The locus of the centers of the circles tangent to the two fixed circles is a hyperbola (that degenerates to a double line when $p=s$) with center at $C=\left(0,(t-p)/2\right)$ and asymptotes perpendicular to the common external tangent lines to the fixed circles. The vertices of this hyperbola are the centers of the two tangent circles that lie on the $y$-axis. We want the branch with vertex $V=\left(0,(t-s)/2\right)$. Once we have the equation of this hyperbola, finding $v$ is a matter of setting $x=u$ in the equation and solving the resulting quadratic.

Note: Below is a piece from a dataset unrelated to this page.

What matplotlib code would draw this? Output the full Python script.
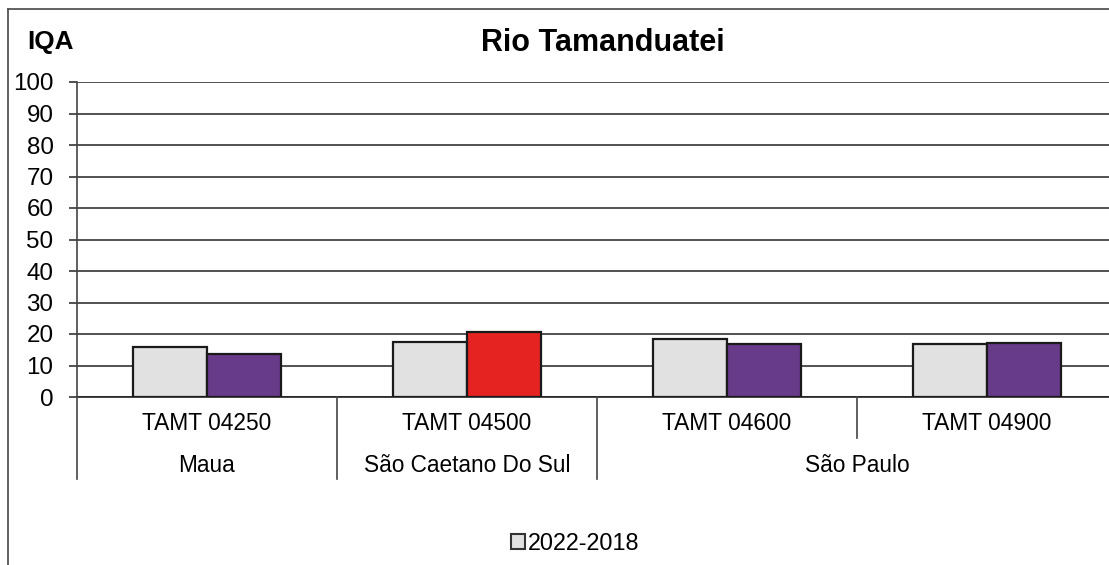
import matplotlib
matplotlib.use("Agg")
import matplotlib.pyplot as plt
from matplotlib.lines import Line2D
from matplotlib.patches import Patch
import matplotlib.transforms as mtransforms

plt.rcParams['font.family'] = ['Liberation Sans', 'DejaVu Sans']

# Data
stations = ["TAMT 04250", "TAMT 04500", "TAMT 04600", "TAMT 04900"]
municipalities = ["Maua", "São Caetano Do Sul", "São Paulo", "São Paulo"]
iqa_2022_2018 = [15.8, 17.5, 18.4, 16.7]
iqa_2023 = [13.5, 20.7, 16.9, 17.1]
colors_2023 = ["#673A8A", "#E52421", "#673A8A", "#673A8A"]
yticks = list(range(0, 101, 10))
legend_label = "2022-2018"
title = "Rio Tamanduatei"
ylabel = "IQA"

W, H = 1109, 565
fig = plt.figure(figsize=(W / 100, H / 100), dpi=100)
fig.patch.set_facecolor("white")

x0, x1, y0, y1 = 77, 1117, 397, 82
ax = fig.add_axes([x0 / W, (H - y0) / H, (x1 - x0) / W, (y0 - y1) / H])
ax.set_xlim(0, len(stations))
ax.set_ylim(0, 100)

bw = 0.285
for i in range(len(stations)):
    c = i + 0.5
    ax.bar(c - bw / 2, iqa_2022_2018[i], width=bw, color="#E1E1E1",
           edgecolor="#1a1a1a", linewidth=1.6, zorder=3)
    ax.bar(c + bw / 2, iqa_2023[i], width=bw, color=colors_2023[i],
           edgecolor="#1a1a1a", linewidth=1.6, zorder=3)

ax.set_yticks(yticks)
ax.set_yticklabels([str(v) for v in yticks], fontsize=17.4)
ax.tick_params(axis="y", length=6, width=1.2, color="#333333", pad=11)
ax.set_xticks([])
ax.grid(axis="y", color="#222222", linewidth=1.1, zorder=1)
ax.set_axisbelow(True)
for s in ["top", "right", "bottom"]:
    ax.spines[s].set_visible(False)
ax.spines["left"].set_color("#444444")
ax.spines["left"].set_linewidth(1.2)
ax.axhline(0, color="#222222", linewidth=1.2, zorder=2, clip_on=False)

trans = mtransforms.blended_transform_factory(ax.transData, ax.transAxes)
row1 = -27 / (y0 - y1)
row2 = -69 / (y0 - y1)
low1 = -41 / (y0 - y1)
low2 = -82 / (y0 - y1)

for i, st in enumerate(stations):
    ax.text(i + 0.5, row1, st, transform=trans, ha="center", va="center", fontsize=16.4)

# municipality groups
groups = []
for i, m in enumerate(municipalities):
    if groups and groups[-1][0] == m:
        groups[-1][2] = i + 1
    else:
        groups.append([m, i, i + 1])
for m, a, b in groups:
    ax.text((a + b) / 2, row2, m, transform=trans, ha="center", va="center", fontsize=16.3)
    ax.plot([a, a], [0, low2], transform=trans, color="#444444", linewidth=1.2, clip_on=False)
    for k in range(a + 1, b):
        ax.plot([k, k], [0, low1], transform=trans, color="#444444", linewidth=1.2, clip_on=False)

# Title and IQA label
fig.text(603 / W, 1 - 43 / H, title, ha="center", va="center", fontsize=22, fontweight="bold")
fig.text(27 / W, 1 - 42 / H, ylabel, ha="left", va="center", fontsize=18.8, fontweight="bold")

# Legend
leg = fig.legend(handles=[Patch(facecolor="#E1E1E1", edgecolor="#333333", linewidth=1.5, label=legend_label)],
                 loc="center", bbox_to_anchor=(575 / W, 1 - 543 / H), frameon=False,
                 fontsize=16.8, handlelength=0.6, handleheight=0.6, handletextpad=0.1)

# Outer frame
fig.add_artist(Line2D([8 / W, 8 / W], [0, 1 - 9 / H], color="#555555", linewidth=1.3))
fig.add_artist(Line2D([8 / W, 1], [1 - 9 / H, 1 - 9 / H], color="#555555", linewidth=1.3))

fig.savefig("out.png", dpi=100)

The radius $r$ of the tangent circle is then easily found from the radius of one of the fixed circles and the distance between its center and the resulting point.

A way to find the equation of this hyperbola is to compute the common external tangent lines to the fixed circles. Using similar triangles, these tangents intersect on the $y$-axis at a $y_0$ such that $${y_0-t\over s}={y_0+p\over p},$$ from which $$y_0 = {p(s+t)\over p-s}. \tag1$$ (We’ll assume that $p\ne s$ for now.) Omitting the gory details of the computation, the resulting tangent lines are $$(2p-s+t)x \pm (p-s)\sqrt{{2p-s+t\over s+t}}y \mp p\sqrt{(2p-s+t)(s+t)} \tag2$$ and so the equation of the hyperbola is $$\left((p-s)\sqrt{{2p-s+t\over s+t}} x\right)^2 - \left((2p-s+t)\left(y-\frac12(t-p)\right)\right)^2=k \tag3$$ for some yet-to-be-determined constant $k$. The left-hand side of (3) is just the product of the equations of the perpendiculars through $C$ to the two lines from (2). To find the correct value of $k$, substitute the coordinates of the vertex $V$ into (3), producing after simplification $k=-(p-s)^2(2p-s+t)^2/4$. When $s=p$, the equation of the hyperbola reduces to $y=(t-p)/2$, a horizontal line through $C$, which is now the midpoint of the two fixed circle centers, as one would want.

I’ll leave working out a closed-form solution for $v$ from this to you. I would avoid expanding (3) since the square for $y$ is already completed, which brings you pretty close to the solution already.